I’m not “missing” anything.
Here are “some” of the offsets:
Additional:
Propellant to lift the landing prop load.
The Landing prop load.
Structural additions for both.
Overall add’l structure for entire vehicle to support both.
Add’l structure & test to support reuse.
Fac/labor for recycle & test (dif from original factory location.
More robust engines to support reuse.
Range safety changes to support this landing profile.
Did anyone point out that these vehicles don’t go straight up and down?
They fly several hundred miles down range....OVER THE OCEAN, before MECO (Main Engine Cut-off)
Soooo....WHERE are they going to land?
Highly unlikely that we’ll be re-writing Range Safety rules to allow over-land space launches.
We’ll leave that to Russia and China.....
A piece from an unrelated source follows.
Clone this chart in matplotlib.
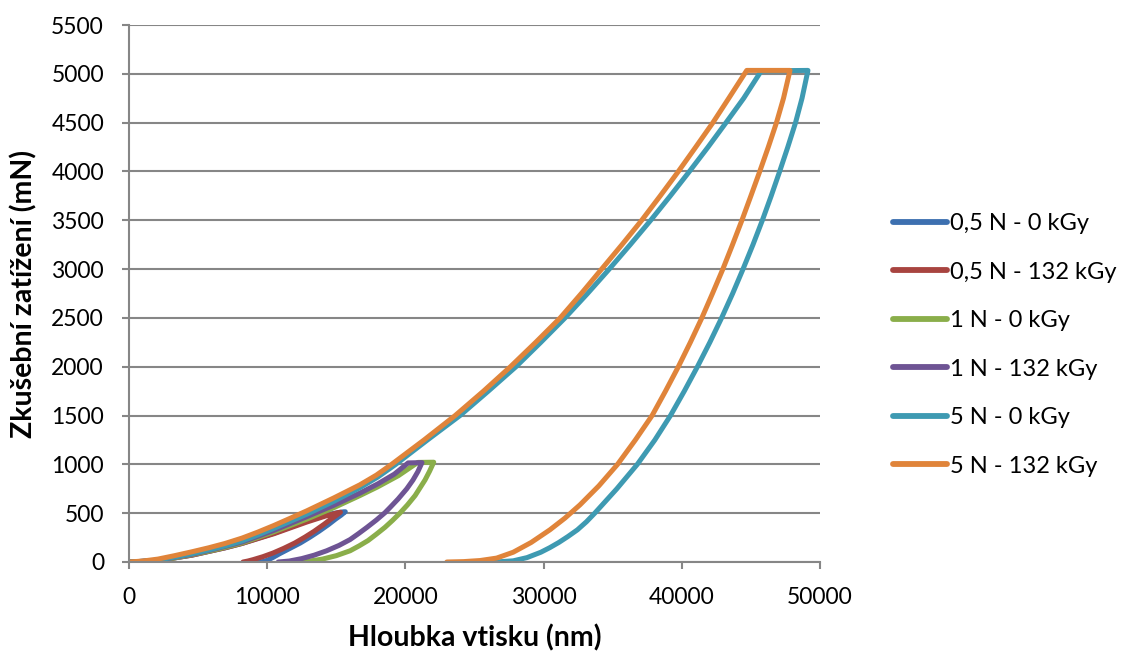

"The payload penalty for full and fast reusability versus an expendable version is roughly 40 percent," Musk says. "[But] propellant cost is less than 0.4 percent of the total flight cost. Even taking into account the payload reduction for reusability, the improvement is therefore theoretically over a hundred times."
And the downrange distance 11 seconds before MECO and 14 seconds before staging on the CRS-3 launch was about 60km (about 40 miles), not "several hundred miles."
If you have more robust engines to support reuse, that could offset the offsets, right? You can use titanium instead of stainless steel even though it costs four times more because you're going to reuse the engine 30 times or more, and so you get a higher thrust-to-weight ratio.
He says that the boost stage is about 70% of the cost of the launch, per the press conference, so recovery and reuse of only that piece is apparently a pretty large savings.
He says that the turnaround time to reuse an ocean-recovered stage would be about 2 months, but with a dry land recovery they could in principle relaunch it the same day.